[Source code of charts]
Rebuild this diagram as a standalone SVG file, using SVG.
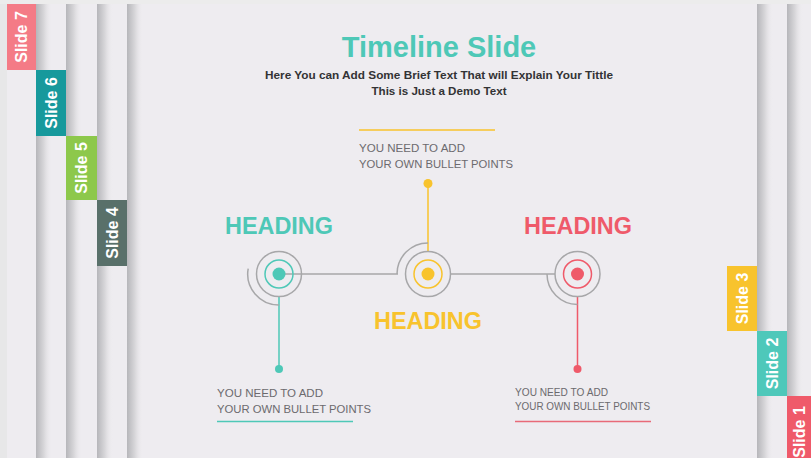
<svg xmlns="http://www.w3.org/2000/svg" width="811" height="458" viewBox="0 0 811 458">
<defs>
<linearGradient id="sh" x1="0" y1="0" x2="1" y2="0">
<stop offset="0" stop-color="#b6b6ba"/>
<stop offset="0.5" stop-color="#d8d7da"/>
<stop offset="1" stop-color="#eeecef" stop-opacity="0"/>
</linearGradient>
<style>
.panel{fill:#eeecf0}
.tabt{font-family:"Liberation Sans",Arial,sans-serif;font-weight:bold;font-size:16px;fill:#ffffff}
.gray{fill:none;stroke:#a7a7a9;stroke-width:1.5}
.head{font-family:"Liberation Sans",Arial,sans-serif;font-weight:bold;font-size:23px}
.bt{font-family:"Liberation Sans",Arial,sans-serif;font-size:11.5px;fill:#6c6a6e}
.sub{font-family:"Liberation Sans",Arial,sans-serif;font-weight:bold;font-size:11.5px;fill:#333335}
</style>
</defs>
<rect width="811" height="458" fill="#e7e7e8"/>
<rect width="811" height="4" fill="#ececec"/>
<g id="panels">
<rect class="panel" x="7" y="4" width="804" height="454"/>
<rect x="36" y="4" width="16" height="454" fill="url(#sh)"/>
<rect x="66" y="4" width="16" height="454" fill="url(#sh)"/>
<rect x="97" y="4" width="16" height="454" fill="url(#sh)"/>
<rect x="127" y="4" width="16" height="454" fill="url(#sh)"/>
<rect class="panel" x="142" y="4" width="615" height="454" fill="#f0eef1"/>
<rect x="757" y="4" width="16" height="454" fill="url(#sh)"/>
<rect x="787" y="4" width="16" height="454" fill="url(#sh)"/>
</g>
<g id="tab7"><rect x="7" y="4" width="29" height="66" fill="#f47b86"/><text class="tabt" transform="translate(27,37) rotate(-90)" text-anchor="middle">Slide 7</text></g>
<g id="tab6"><rect x="36" y="70" width="30" height="66" fill="#17999c"/><text class="tabt" transform="translate(57,103) rotate(-90)" text-anchor="middle">Slide 6</text></g>
<g id="tab5"><rect x="66" y="136" width="31" height="64" fill="#8dc84b"/><text class="tabt" transform="translate(87,168) rotate(-90)" text-anchor="middle">Slide 5</text></g>
<g id="tab4"><rect x="97" y="200" width="30" height="66" fill="#59706a"/><text class="tabt" transform="translate(118,233) rotate(-90)" text-anchor="middle">Slide 4</text></g>
<g id="tab3"><rect x="727" y="266" width="30" height="65" fill="#f8c32d"/><text class="tabt" transform="translate(748,298.5) rotate(-90)" text-anchor="middle">Slide 3</text></g>
<g id="tab2"><rect x="757" y="331" width="30" height="65" fill="#4ec8ba"/><text class="tabt" transform="translate(778,363.5) rotate(-90)" text-anchor="middle">Slide 2</text></g>
<g id="tab1"><rect x="787" y="396" width="24" height="62" fill="#ef5a6a"/><text class="tabt" transform="translate(805,432) rotate(-90)" text-anchor="middle">Slide 1</text></g>
<g id="title">
<text x="439" y="57" text-anchor="middle" font-family="Liberation Sans,Arial,sans-serif" font-weight="bold" font-size="29" fill="#4ec8b7">Timeline Slide</text>
<text class="sub" x="439" y="79" text-anchor="middle" textLength="348" lengthAdjust="spacingAndGlyphs">Here You can Add Some Brief Text That will Explain Your Tittle</text>
<text class="sub" x="439" y="95" text-anchor="middle" textLength="135" lengthAdjust="spacingAndGlyphs">This is Just a Demo Text</text>
</g>
<g id="connectors">
<line x1="285" y1="274" x2="398" y2="274" stroke="#a7a7a9" stroke-width="1.5"/>
<line x1="450" y1="274" x2="555" y2="274" stroke="#a7a7a9" stroke-width="1.5"/>
<line x1="279" y1="296" x2="279" y2="369" stroke="#4ec8b7" stroke-width="1.5"/>
<line x1="428" y1="183" x2="428" y2="252" stroke="#f8c32d" stroke-width="1.5"/>
<line x1="577.5" y1="296" x2="577.5" y2="369" stroke="#ef5a6a" stroke-width="1.5"/>
</g>
<g id="node-teal">
<circle class="gray" cx="279" cy="274" r="22.5"/>
<path class="gray" d="M248.2 268.6 A31 31 0 0 0 279 305"/>
<circle cx="279" cy="274" r="14" fill="none" stroke="#4ec8b7" stroke-width="1.5"/>
<circle cx="279" cy="274" r="6.5" fill="#4ec8b7"/>
<circle cx="279" cy="369" r="4" fill="#4ec8b7"/>
<text class="head" x="225" y="234" fill="#4ec8b7" textLength="108" lengthAdjust="spacingAndGlyphs">HEADING</text>
<text class="bt" x="217" y="397" textLength="106" lengthAdjust="spacingAndGlyphs">YOU NEED TO ADD</text>
<text class="bt" x="217" y="413" textLength="154" lengthAdjust="spacingAndGlyphs">YOUR OWN BULLET POINTS</text>
<line x1="217" y1="421.5" x2="353" y2="421.5" stroke="#4ec8b7" stroke-width="1.5"/>
</g>
<g id="node-yellow">
<circle class="gray" cx="428" cy="274" r="22.5"/>
<path class="gray" d="M397 274 A31 31 0 0 1 428 243"/>
<circle cx="428" cy="274" r="14" fill="none" stroke="#f8c32d" stroke-width="1.5"/>
<circle cx="428" cy="274" r="6.5" fill="#f8c32d"/>
<circle cx="428" cy="183.5" r="4.5" fill="#f8c32d"/>
<text class="head" x="374" y="329" fill="#f8c32d" textLength="108" lengthAdjust="spacingAndGlyphs">HEADING</text>
<line x1="359" y1="130" x2="495" y2="130" stroke="#f8c32d" stroke-width="1.5"/>
<text class="bt" x="359" y="152" textLength="106" lengthAdjust="spacingAndGlyphs">YOU NEED TO ADD</text>
<text class="bt" x="359" y="168" textLength="154" lengthAdjust="spacingAndGlyphs">YOUR OWN BULLET POINTS</text>
</g>
<g id="node-red">
<circle class="gray" cx="577.5" cy="274" r="22.5"/>
<path class="gray" d="M547 274 A30.5 30.5 0 0 0 577.5 304.5"/>
<circle cx="577.5" cy="274" r="14" fill="none" stroke="#ef5a6a" stroke-width="1.5"/>
<circle cx="577.5" cy="274" r="6.5" fill="#ef5a6a"/>
<circle cx="577.5" cy="369" r="4" fill="#ef5a6a"/>
<text class="head" x="524" y="234" fill="#ef5a6a" textLength="108" lengthAdjust="spacingAndGlyphs">HEADING</text>
<text class="bt" x="515" y="396" font-size="10.5" textLength="93" lengthAdjust="spacingAndGlyphs">YOU NEED TO ADD</text>
<text class="bt" x="515" y="410" font-size="10.5" textLength="135" lengthAdjust="spacingAndGlyphs">YOUR OWN BULLET POINTS</text>
<line x1="515" y1="421.5" x2="651" y2="421.5" stroke="#e86a78" stroke-width="1.5"/>
</g>
</svg>
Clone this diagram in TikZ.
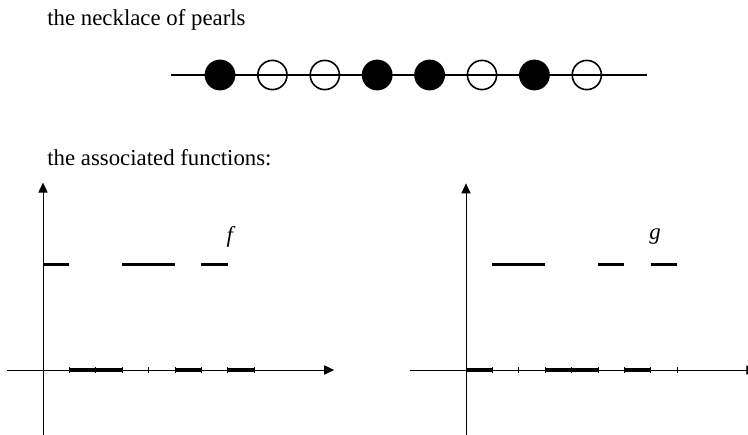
\documentclass[tikz,border=0pt]{standalone}
\usepackage{fontspec}
\setmainfont{Liberation Serif}
\usetikzlibrary{arrows.meta, positioning}

\begin{document}
\begin{tikzpicture}[
  x=0.5pt, y=-0.5pt,
  caption/.style={anchor=base west, inner sep=0pt, font=\fontsize{11.4pt}{14pt}\selectfont},
  pearl/.style={circle, draw=black, line width=0.8pt, minimum size=14.6pt, inner sep=0pt, fill=#1},
  pearl/.default=none,
  ax/.style={-{Triangle[length=5pt,width=4.6pt]}, line width=0.5pt},
  piece/.style={line width=1.6pt},
  tickmark/.style={line width=0.4pt},
  fname/.style={font=\fontsize{11.4pt}{14pt}\selectfont\itshape, inner sep=0pt},
]
  \useasboundingbox (0,0) rectangle (748,434);

  % Headings
  \node[caption] (necktitle) at (47,25.5) {the necklace of pearls};
  \node[caption] (functitle) at (47,165.5) {the associated functions:};

  % Necklace
  \coordinate (neckL) at (171,75);
  \coordinate (neckR) at (647,75);
  \draw[line width=0.6pt] (neckL) -- (neckR);
  \node[pearl=black] (p1) at (220,75) {};
  \node[pearl]       (p2) at (272.4,75) {};
  \node[pearl]       (p3) at (324.8,75) {};
  \node[pearl=black] (p4) at (377.2,75) {};
  \node[pearl=black] (p5) at (429.6,75) {};
  \node[pearl]       (p6) at (482,75) {};
  \node[pearl=black] (p7) at (534.4,75) {};
  \node[pearl]       (p8) at (586.8,75) {};

  % Function f
  \begin{scope}[shift={(43,370)}, x=13.2pt, y=13.2pt]
    \coordinate (fxL) at (-1.37,0);
    \coordinate (fxR) at (11.03,0);
    \coordinate (fyB) at (0,-2.6);
    \coordinate (fyT) at (0,7.1);
    \draw[ax] (fxL) -- (fxR);
    \draw[ax] (fyB) -- (fyT);
    \foreach \x in {1,...,8}
      \draw[tickmark] (\x,-0.12) -- (\x,0.12);
    \draw[piece] (0,4) -- (1,4) (3,4) -- (5,4) (6,4) -- (7,4);
    \draw[piece] (1,0) -- (3,0) (5,0) -- (6,0) (7,0) -- (8,0);
    \node[fname] (flabel) at (7.08,5.04) {f};
  \end{scope}

  % Function g
  \begin{scope}[shift={(466,370)}, x=13.2pt, y=13.2pt]
    \coordinate (gxL) at (-2.12,0);
    \coordinate (gxR) at (11.0,0);
    \coordinate (gyB) at (0,-2.6);
    \coordinate (gyT) at (0,7.07);
    \draw[ax] (gxL) -- (gxR);
    \draw[ax] (gyB) -- (gyT);
    \foreach \x in {1,...,8}
      \draw[tickmark] (\x,-0.12) -- (\x,0.12);
    \draw[piece] (1,4) -- (3,4) (5,4) -- (6,4) (7,4) -- (8,4);
    \draw[piece] (0,0) -- (1,0) (3,0) -- (5,0) (6,0) -- (7,0);
    \node[fname] (glabel) at (7.16,5.04) {g};
  \end{scope}
\end{tikzpicture}
\end{document}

• Written problem:
Reproduce exactly the lines above starting at the line containing "Clone this diagram in TikZ." and ending at the line containing "(functitle) at (47,165.5)", including both, but not the pictures.

• Task result:
Clone this diagram in TikZ.
\documentclass[tikz,border=0pt]{standalone}
\usepackage{fontspec}
\setmainfont{Liberation Serif}
\usetikzlibrary{arrows.meta, positioning}

\begin{document}
\begin{tikzpicture}[
  x=0.5pt, y=-0.5pt,
  caption/.style={anchor=base west, inner sep=0pt, font=\fontsize{11.4pt}{14pt}\selectfont},
  pearl/.style={circle, draw=black, line width=0.8pt, minimum size=14.6pt, inner sep=0pt, fill=#1},
  pearl/.default=none,
  ax/.style={-{Triangle[length=5pt,width=4.6pt]}, line width=0.5pt},
  piece/.style={line width=1.6pt},
  tickmark/.style={line width=0.4pt},
  fname/.style={font=\fontsize{11.4pt}{14pt}\selectfont\itshape, inner sep=0pt},
]
  \useasboundingbox (0,0) rectangle (748,434);

  % Headings
  \node[caption] (necktitle) at (47,25.5) {the necklace of pearls};
  \node[caption] (functitle) at (47,165.5) {the associated functions:};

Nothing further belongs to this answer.